L’Heureux highlighted three green transition trends the company is focused on:
- Electric vehicle transition: L’Heureux sees rapid acceleration of EV-related activity and opportunity. The U.S. and Canada are expected to invest $12 trillion in renewables and grid infrastructure by 2050, and battery plants are proliferating. WSP has seen “robust” EV project wins in the past year, and provides a range of services that support this sector. The company recently released a report on the U.S.’ rapid increase in EV investments.
- Water and clean energy transition: L'Heureux highlighted strong market momentum in these sectors, and said the company is well positioned to take advantage.
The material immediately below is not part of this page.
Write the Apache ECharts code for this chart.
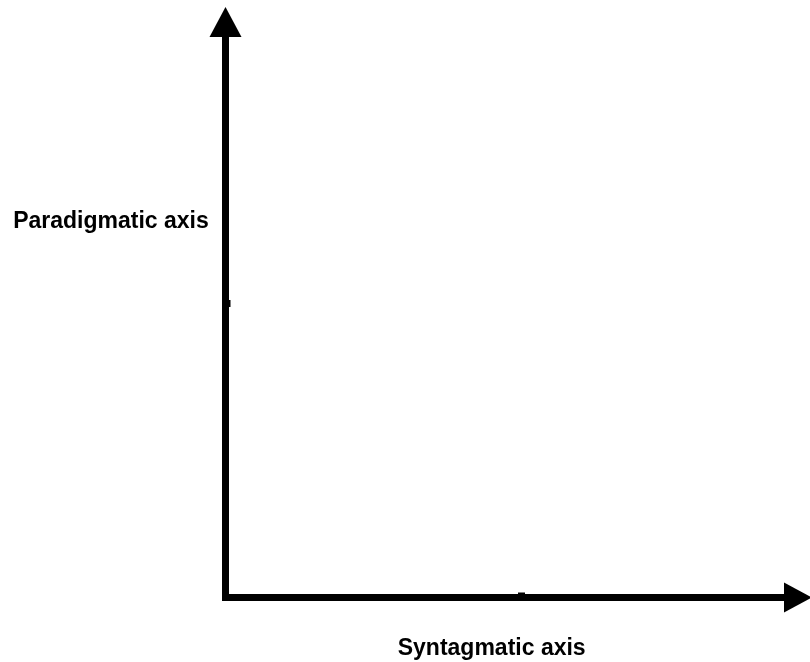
<!DOCTYPE html>
<html>
<head>
<meta charset="utf-8">
<script src="https://cdn.jsdelivr.net/npm/echarts@6/dist/echarts.min.js"></script>
<style>
  html, body { margin: 0; padding: 0; background: #fff; }
  #chart { width: 810px; height: 662px; }
</style>
</head>
<body>
<div id="chart"></div>
<script>
// axis titles
const xName = 'Syntagmatic axis';
const yName = 'Paradigmatic axis';
// each axis runs from 0 and carries one mid tick at 1
const xExtent = [0, 1.937];
const yExtent = [0, 1.954];
const points = []; // no plotted data, the figure is only the two axes

const chart = echarts.init(document.getElementById('chart'), null, {renderer: 'canvas'});

const axisBase = (extent) => ({
    type: 'value',
    min: extent[0],
    max: extent[1],
    interval: 1,
    splitLine: {show: false},
    axisLabel: {show: false},
    axisLine: {
        show: true,
        symbol: ['none', 'triangle'],
        lineStyle: {color: '#000', width: 7, cap: 'square'}
    },
    axisTick: {
        show: true,
        inside: true,
        length: 5,
        lineStyle: {color: '#000', width: 7}
    }
});

const xAxis = axisBase(xExtent);
xAxis.axisLine.symbolSize = [30, 28];
const yAxis = axisBase(yExtent);
yAxis.axisLine.symbolSize = [32, 30];

chart.setOption({
    animation: false,
    backgroundColor: '#fff',
    grid: {left: 225.5, right: 12, top: 22, bottom: 64.5, containLabel: false},
    xAxis: xAxis,
    yAxis: yAxis,
    series: [{type: 'scatter', data: points, symbolSize: 0}],
    graphic: [
        {
            type: 'text',
            left: 'auto',
            x: 111,
            y: 222,
            style: {
                text: yName,
                fill: '#000',
                font: 'bold 23px "Liberation Sans", Arial, sans-serif',
                align: 'center',
                verticalAlign: 'middle'
            }
        },
        {
            type: 'text',
            x: 491.7,
            y: 648.7,
            style: {
                text: xName,
                fill: '#000',
                font: 'bold 23px "Liberation Sans", Arial, sans-serif',
                align: 'center',
                verticalAlign: 'middle'
            }
        }
    ]
});
</script>
</body>
</html>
WSP recently won a role in the Mersey Tidal Power Project, the largest publicly led renewable energy and resilience effort in the U.K. that could power 1 million homes.
- Decarbonization and resilience: As extreme weather continues to batter infrastructure and the world moves to decarbonize, L’Heureux said the outlook for climate-related projects is strong. For example, the firm charted a decarbonization roadmap for health care for nine facilities on six continents, L’Heureux said, and recently nabbed a role in the New Zealand North Auckland Line remediation project, a railway which was damaged by Hurricane Gabriel.
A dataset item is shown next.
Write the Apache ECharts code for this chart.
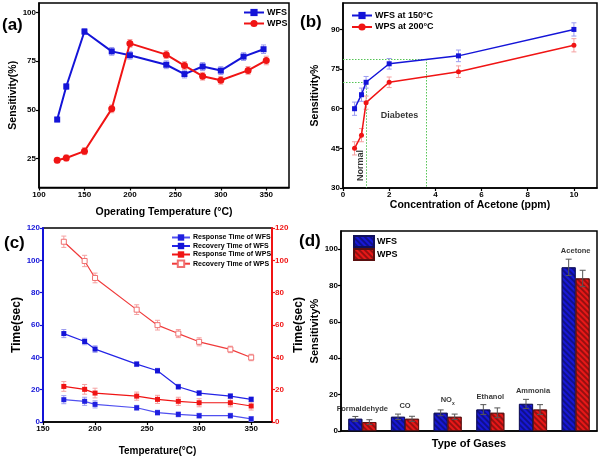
<!DOCTYPE html>
<html><head><meta charset="utf-8">
<script src="https://cdn.jsdelivr.net/npm/echarts@6/dist/echarts.min.js"></script>
<style>html,body{margin:0;padding:0;background:#fff}#c{width:600px;height:460px}</style>
</head><body><div id="c"></div>
<script>
// ---------- DATA ----------
// (a)
const aWfsTemp = [120,130,150,180,200,240,260,280,300,325,347];
const aWfsSens = [45,62,90.3,80.1,78.1,73.2,68.4,72.3,70.2,77.4,81.2];
const aWfsErr  = [1.2,1.5,1.5,2,2,2,2,2,2,2,2.2];
const aWpsTemp = [120,130,150,180,200,240,260,280,300,330,350];
const aWpsSens = [24,25.2,28.7,50.5,84.2,78.4,72.8,67.3,65.2,70.3,75.4];
const aWpsErr  = [1.2,1.5,1.8,2,2,2,2,2,2,2,2.2];
const aSensTicks = [25,50,75,100];
// (b)
const bConc    = [0.5,0.8,1,2,5,10];
const bWfs     = [60,65.3,70,77,80,90];
const bWfsErr  = [2.5,2.5,2.2,2,2.2,2.5];
const bWps     = [45,50,62.3,70,74,84];
const bWpsErr  = [2.5,2.5,2.5,2,2.2,2.5];
const bNormalConc = 1.0, bNormalSens = 70;
const bDiabConc = 3.6, bDiabSens = 78.8;
// (c)
const cTemp       = [170,190,200,240,260,280,300,330,350];
const cRespWfs    = [13.8,12.8,10.9,8.8,5.8,4.7,3.9,3.9,1.9];
const cRecWfs     = [54.7,49.8,45.1,35.8,31.7,21.8,17.9,16,14];
const cRespWps    = [22,20.2,17.9,16,14,12.8,11.9,11.9,9.9];
const cRecWps     = [111.5,99.6,89.1,69.5,59.9,54.7,49.6,44.9,39.9];
const cRespWfsErr = [2.5,2.5,2.2,1.5,1.5,1.5,1.5,1.5,1.5];
const cRecWfsErr  = [2.5,2,2,1.5,1.5,1.5,1.5,1.5,1.5];
const cRespWpsErr = [3,3,3,2.5,2.5,2.5,2.5,2.5,2.5];
const cRecWpsErr  = [3.5,3.5,3,3,3,2.5,2.5,2,2];
// (d)
const dGases  = ['Formaldehyde','CO','NOx','Ethanol','Ammonia','Acetone'];
const dWfs    = [6.7,7.8,10,11.8,14.9,90];
const dWfsErr = [1.3,1.5,1.6,2.7,2.5,4.5];
const dWps    = [4.9,6.7,7.8,10,11.8,83.9];
const dWpsErr = [1.3,1.4,1.5,2.7,2.7,4.5];

// ---------- STYLE ----------
const FONT = '"Liberation Sans", Arial, sans-serif';
const BLUE = '#1414d8', RED = '#f01414';
const LBLUE = '#9c9cf0', LRED = '#f5a0a0';
const tickLbl = (c, showMax) => ({color: c || '#000', fontSize: 8, fontWeight: 'bold', fontFamily: FONT, margin: 3, showMaxLabel: !!showMax});
const axLine = (c, w) => ({show: true, lineStyle: {color: c || '#000', width: w || 1.5}});
const axTick = (c) => ({show: true, length: 3, lineStyle: {color: c || '#000', width: 1.2}});
const nameStyle = (s) => ({fontSize: s, fontWeight: 'bold', fontFamily: FONT, color: '#000'});
const legTxt = (s) => ({fontSize: s, fontWeight: 'bold', fontFamily: FONT, color: '#000', padding: [0, 0, 0, -2]});

const pairs = (xs, ys, es) => xs.map((x, i) => es ? [x, ys[i], es[i]] : [x, ys[i]]);

function errSeries(xi, yi, data, color, z, capHalf, offset) {
  return {
    type: 'custom', xAxisIndex: xi, yAxisIndex: yi, z: z || 1, silent: true,
    data: data, legendHoverLink: false,
    renderItem: function (params, api) {
      const x = api.value(0), y = api.value(1), e = api.value(2);
      const t = api.coord([x, y + e]), b = api.coord([x, y - e]);
      const dx = offset || 0, h = capHalf || 3;
      const st = {stroke: color, lineWidth: 1};
      return {type: 'group', children: [
        {type: 'line', shape: {x1: t[0]+dx, y1: t[1], x2: b[0]+dx, y2: b[1]}, style: st},
        {type: 'line', shape: {x1: t[0]+dx-h, y1: t[1], x2: t[0]+dx+h, y2: t[1]}, style: st},
        {type: 'line', shape: {x1: b[0]+dx-h, y1: b[1], x2: b[0]+dx+h, y2: b[1]}, style: st}
      ]};
    }
  };
}

const hatch = {symbol: 'rect', dashArrayX: [1, 0], dashArrayY: [1.2, 1.8], rotation: Math.PI / 4, color: 'rgba(0,0,0,0.35)'};

const option = {
  animation: false,
  backgroundColor: '#fff',
  textStyle: {fontFamily: FONT},
  graphic: [
    {type: 'text', left: 2, top: 17, style: {text: '(a)', font: 'bold 17px ' + FONT, fill: '#000'}},
    {type: 'text', left: 300, top: 14, style: {text: '(b)', font: 'bold 17px ' + FONT, fill: '#000'}},
    {type: 'text', left: 4, top: 235, style: {text: '(c)', font: 'bold 17px ' + FONT, fill: '#000'}},
    {type: 'text', left: 299, top: 233, style: {text: '(d)', font: 'bold 17px ' + FONT, fill: '#000'}}
  ],
  grid: [
    {left: 39, top: 3, width: 250, height: 184.5, show: true, borderColor: '#000', borderWidth: 1.5},
    {left: 343, top: 3, width: 254, height: 185, show: true, borderColor: '#000', borderWidth: 1.5},
    {left: 43, top: 228, width: 229, height: 194, show: true, borderColor: '#000', borderWidth: 1.5},
    {left: 341, top: 231, width: 256, height: 200, show: true, borderColor: '#000', borderWidth: 1.5}
  ],
  xAxis: [
    {gridIndex: 0, type: 'value', min: 100, max: 375, interval: 50, splitLine: {show: false},
     axisLine: axLine(), axisTick: axTick(), axisLabel: tickLbl(),
     name: 'Operating Temperature (°C)', nameLocation: 'middle', nameGap: 19, nameTextStyle: nameStyle(10.5)},
    {gridIndex: 1, type: 'value', min: 0, max: 11, interval: 2, splitLine: {show: false},
     axisLine: axLine(), axisTick: axTick(), axisLabel: tickLbl(),
     name: 'Concentration of Acetone (ppm)', nameLocation: 'middle', nameGap: 12, nameTextStyle: nameStyle(10.5)},
    {gridIndex: 2, type: 'value', min: 150, max: 370, interval: 50, splitLine: {show: false},
     axisLine: axLine(), axisTick: axTick(), axisLabel: tickLbl(),
     name: 'Temperature(°C)', nameLocation: 'middle', nameGap: 24, nameTextStyle: nameStyle(10)},
    {gridIndex: 3, type: 'category', data: dGases, splitLine: {show: false},
     axisLine: axLine(), axisTick: {show: false}, axisLabel: {show: false},
     name: 'Type of Gases', nameLocation: 'middle', nameGap: 7, nameTextStyle: nameStyle(11)}
  ],
  yAxis: [
    {gridIndex: 0, type: 'value', min: 10, max: 105, splitLine: {show: false},
     axisLine: axLine(), axisTick: Object.assign(axTick(), {customValues: aSensTicks}),
     axisLabel: Object.assign(tickLbl('#000', true), {customValues: aSensTicks}),
     name: 'Sensitivity(%)', nameLocation: 'middle', nameGap: 20, nameRotate: 90, nameTextStyle: nameStyle(10.5)},
    {gridIndex: 1, type: 'value', min: 30, max: 100, interval: 15, splitLine: {show: false},
     axisLine: axLine(), axisTick: axTick(), axisLabel: tickLbl(),
     name: 'Sensitivity%', nameLocation: 'middle', nameGap: 22, nameRotate: 90, nameTextStyle: nameStyle(10.5)},
    {gridIndex: 2, type: 'value', position: 'left', min: 0, max: 120, interval: 20, splitLine: {show: false},
     axisLine: axLine(BLUE, 2), axisTick: axTick(BLUE), axisLabel: tickLbl(BLUE, true),
     name: 'Time(sec)', nameLocation: 'middle', nameGap: 20, nameRotate: 90, nameTextStyle: nameStyle(12)},
    {gridIndex: 2, type: 'value', position: 'right', min: 0, max: 120, interval: 20, splitLine: {show: false},
     axisLine: axLine(RED, 2), axisTick: axTick(RED), axisLabel: tickLbl(RED, true),
     name: 'Time(sec)', nameLocation: 'middle', nameGap: 21, nameRotate: 90, nameTextStyle: nameStyle(12)},
    {gridIndex: 3, type: 'value', min: 0, max: 110, interval: 20, splitLine: {show: false},
     axisLine: axLine(), axisTick: axTick(), axisLabel: tickLbl(),
     name: 'Sensitivity%', nameLocation: 'middle', nameGap: 20, nameRotate: 90, nameTextStyle: nameStyle(11)}
  ],
  legend: [
    {data: ['WFS', 'WPS'], left: 238, top: 3, orient: 'vertical', itemWidth: 20, itemHeight: 9, itemGap: 2,
     textStyle: legTxt(9)},
    {data: ['WFS at 150°C', 'WPS at 200°C'], left: 346, top: 6, orient: 'vertical', itemWidth: 20, itemHeight: 9, itemGap: 2.5,
     textStyle: legTxt(9)},
    {data: ['Response Time of WFS', 'Recovery Time of WFS', 'Response Time of WPS', 'Recovery Time of WPS'],
     left: 166, top: 229, orient: 'vertical', itemWidth: 18, itemHeight: 8, itemGap: 1.5,
     textStyle: legTxt(7)},
    {data: ['WFS-d', 'WPS-d'], left: 348, top: 230, orient: 'vertical', itemWidth: 20, itemHeight: 11, itemGap: 0, icon: 'rect',
     formatter: (n) => n.replace('-d', ''),
     textStyle: legTxt(9)}
  ],
  series: [
    // (a)
    errSeries(0, 0, pairs(aWfsTemp, aWfsSens, aWfsErr), LBLUE, 1, 2.5),
    errSeries(0, 0, pairs(aWpsTemp, aWpsSens, aWpsErr), LRED, 1, 2.5),
    {name: 'WFS', type: 'line', xAxisIndex: 0, yAxisIndex: 0, z: 3, data: pairs(aWfsTemp, aWfsSens),
     symbol: 'rect', symbolSize: 6, color: BLUE, lineStyle: {width: 2}, itemStyle: {color: BLUE}},
    {name: 'WPS', type: 'line', xAxisIndex: 0, yAxisIndex: 0, z: 3, data: pairs(aWpsTemp, aWpsSens),
     symbol: 'circle', symbolSize: 7, color: RED, lineStyle: {width: 2}, itemStyle: {color: RED}},
    // (b)
    errSeries(1, 1, pairs(bConc, bWfs, bWfsErr), LBLUE, 1, 2.5),
    errSeries(1, 1, pairs(bConc, bWps, bWpsErr), LRED, 1, 2.5),
    {name: 'WFS at 150°C', type: 'line', xAxisIndex: 1, yAxisIndex: 1, z: 3, data: pairs(bConc, bWfs),
     symbol: 'rect', symbolSize: 5, color: BLUE, lineStyle: {width: 1.5}, itemStyle: {color: BLUE},
     markLine: {silent: true, symbol: 'none', label: {show: false}, z: 1,
       lineStyle: {color: '#55c455', type: [1.5, 1.5], width: 1},
       emphasis: {disabled: true},
       data: [
         [{coord: [0, bDiabSens]}, {coord: [bDiabConc, bDiabSens]}],
         [{coord: [bDiabConc, bDiabSens]}, {coord: [bDiabConc, 30]}],
         [{coord: [0, bNormalSens]}, {coord: [bNormalConc, bNormalSens]}],
         [{coord: [bNormalConc, bNormalSens]}, {coord: [bNormalConc, 30]}]
       ]}},
    {name: 'WPS at 200°C', type: 'line', xAxisIndex: 1, yAxisIndex: 1, z: 3, data: pairs(bConc, bWps),
     symbol: 'circle', symbolSize: 5, color: RED, lineStyle: {width: 1.5}, itemStyle: {color: RED}},
    {type: 'scatter', xAxisIndex: 1, yAxisIndex: 1, symbolSize: 0, silent: true,
     data: [{value: [0.75, 38.5], label: {formatter: 'Normal', rotate: 90}},
            {value: [2.45, 57.5], label: {formatter: 'Diabetes'}}],
     label: {show: true, position: 'inside', fontSize: 9, fontWeight: 'bold', fontFamily: FONT, color: '#000'}},
    // (c)
    errSeries(2, 2, pairs(cTemp, cRespWfs, cRespWfsErr), LBLUE, 1, 2.5),
    errSeries(2, 2, pairs(cTemp, cRecWfs, cRecWfsErr), LBLUE, 1, 2.5),
    errSeries(2, 3, pairs(cTemp, cRespWps, cRespWpsErr), LRED, 1, 2.5),
    errSeries(2, 3, pairs(cTemp, cRecWps, cRecWpsErr), LRED, 1, 2.5),
    {name: 'Response Time of WFS', type: 'line', xAxisIndex: 2, yAxisIndex: 2, z: 3, data: pairs(cTemp, cRespWfs),
     symbol: 'rect', symbolSize: 5, color: '#3a3af0', lineStyle: {width: 1.2, color: '#5050f0'}, itemStyle: {color: '#2020e0'}},
    {name: 'Recovery Time of WFS', type: 'line', xAxisIndex: 2, yAxisIndex: 2, z: 3, data: pairs(cTemp, cRecWfs),
     symbol: 'rect', symbolSize: 5, color: BLUE, lineStyle: {width: 1.2, color: '#2424e6'}, itemStyle: {color: '#1414d8'}},
    {name: 'Response Time of WPS', type: 'line', xAxisIndex: 2, yAxisIndex: 3, z: 3, data: pairs(cTemp, cRespWps),
     symbol: 'rect', symbolSize: 5, color: RED, lineStyle: {width: 1.2, color: RED}, itemStyle: {color: RED}},
    {name: 'Recovery Time of WPS', type: 'line', xAxisIndex: 2, yAxisIndex: 3, z: 3, data: pairs(cTemp, cRecWps),
     symbol: 'rect', symbolSize: 5, color: '#f04040', lineStyle: {width: 1.2, color: '#f03a3a'},
     itemStyle: {color: '#fff', borderColor: '#f07070', borderWidth: 1}},
    // (d)
    {name: 'WFS-d', type: 'bar', xAxisIndex: 3, yAxisIndex: 4, data: dWfs, barWidth: 14, barGap: '0%',
     itemStyle: {color: '#1818d6', borderColor: '#10105a', borderWidth: 0.8, decal: hatch}},
    {name: 'WPS-d', type: 'bar', xAxisIndex: 3, yAxisIndex: 4, data: dWps, barWidth: 14, barGap: '0%',
     itemStyle: {color: '#e81818', borderColor: '#5a1010', borderWidth: 0.8, decal: hatch}},
    errSeries(3, 4, dGases.map((g, i) => [i, dWfs[i], dWfsErr[i]]), '#555', 5, 3, -7),
    errSeries(3, 4, dGases.map((g, i) => [i, dWps[i], dWpsErr[i]]), '#555', 5, 3, 7),
    {type: 'scatter', xAxisIndex: 3, yAxisIndex: 4, symbolSize: 0, silent: true, z: 6,
     data: dGases.map((g, i) => ({value: [i, dWfs[i] + dWfsErr[i]], name: g})),
     label: {show: true, position: 'top', distance: 4, fontSize: 7.5, fontWeight: 'bold', fontFamily: FONT, color: '#000',
       formatter: (p) => p.name === 'NOx' ? '{a|NO}{b|x}' : p.name,
       rich: {a: {fontSize: 7.5, fontWeight: 'bold', fontFamily: FONT}, b: {fontSize: 5, fontWeight: 'bold', fontFamily: FONT, padding: [6, 0, 0, 0]}}}}
  ]
};

const chart = echarts.init(document.getElementById('c'), null, {renderer: 'canvas'});
chart.setOption(option);
</script></body></html>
WSP is seeing strong demand for its services around the world, excepting China with its weak real estate sector, L’Heureux said. The firm has “minimal exposure” in China and has continued to decrease its presence in the past 12 months to less than 500 people, he said.
U.S. infrastructure outlook
While federal infrastructure investment is creating a lot of green transition opportunities, the vast majority of funding from the Infrastructure Investment and Jobs Act is for roads, bridges and other traditional transportation projects, and WSP is well-positioned to take advantage of these opportunities, L’Heureux said.
The firm is continuing to get a bump from the IIJA as expected, and L’Heureux said its “win rate is up compared to a year or two ago.” While the 2024 U.S. presidential election could bring a change in leadership, he didn’t think that would stop federal infrastructure funding.
“These were all bipartisan infrastructure funding, so both sides of the aisle — both the Republicans and Democrats — were in favor of the infrastructure law, the Inflation Reduction Act, the CHIPs Act, so I don’t think that much of it will be impacted,” L’Heureux said. “Already $270 billion of the bipartisan infrastructure law has been deployed over 36,000 projects, and I think that’s a boat that is now sailing.”